Wouldn’t my daughter like to switch to be with her girl friends? I thought for a moment, and then told the mom as graciously as I could I really didn’t think she wanted to; she, too, was friends with the boys at the corner, and was delighted to be stationed there. I like the mom; our kids have been in classes together for years. We decided that I would test the waters to see if there was any interest in changing. I soon reported back to her that I was sorry, but Lindsay was pleased as punch where she was and had no interest in moving to a position near her girl friends.
School ended. Summer came and went.
Labor Day evening Lindsay packed her lunch and laid out her first day clothes, shoes, back-pack and patrol belt. The next morning she bolted out the door to race down to the school before I could even get out of the shower to kiss her goodbye and good luck. It’s begun, I thought. She’s ten; the umbilical cord is almost severed. I agreed to let her walk herself home, secretly hoping that I would beat her there.
My cell phone rang as I was racing home that afternoon. “Mom?” said a quaking little voice. “Lindsay, honey, what’s wrong? How was your first day of school?” I asked. “Mom, they want me to trade places” she sobbed. That morning the teacher who supervised the patrols had pulled Lindsay and the other patrols together before they walked back up to their stations, and announced to Lindsay and the boy who wanted to take Lindsay’s place, “You two can switch positions if you want to.”
So the begging and teasing began. “Please Lindsay, please please please trade places.

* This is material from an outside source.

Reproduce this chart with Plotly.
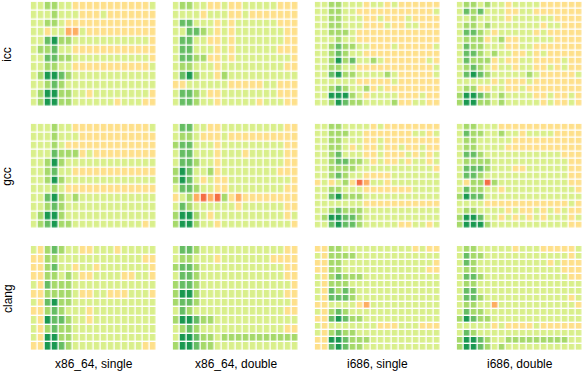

Why do you want to be with the boys? Come on; let me be with my friends!” His friends picked up the chant and she spent her first full morning and afternoon in her dream job being asked to leave it. Another family later reported to me that Lindsay had done a great job “crossing” them, but they noticed that she looked upset. The dad had said, “Hey kiddo, everything ok?” to which she responded “I’m fine, just got a little something in my eye” and smiled weakly.
“What do you want to do?” I asked her. “I want to stay on my corner, but everybody’s mad at me, Mom. It’s just a big mess!” she cried. “I’ve upset everybody.” With Lindsay there is always drama. But this time, her tears were real and I struggled to give her the right words, the right message.
“Honey, do not switch if you don’t want to! Just because you are being asked to doesn’t mean you should give up something important to you, something you know you’re good at. You don’t always have to please people. You don’t always have to be with the girls. Sometimes you just have to stick up for yourself, and let everybody else just get over it!” When I got home she was calmer; we hugged.
The next afternoon I asked her how things had gone. “No problem” she said. “I just told him, sorry, I wasn’t going to switch. He was disappointed, but he got over it.”
She smiled and suddenly looked older to me. My little blondie, she’s gonna’ be ok.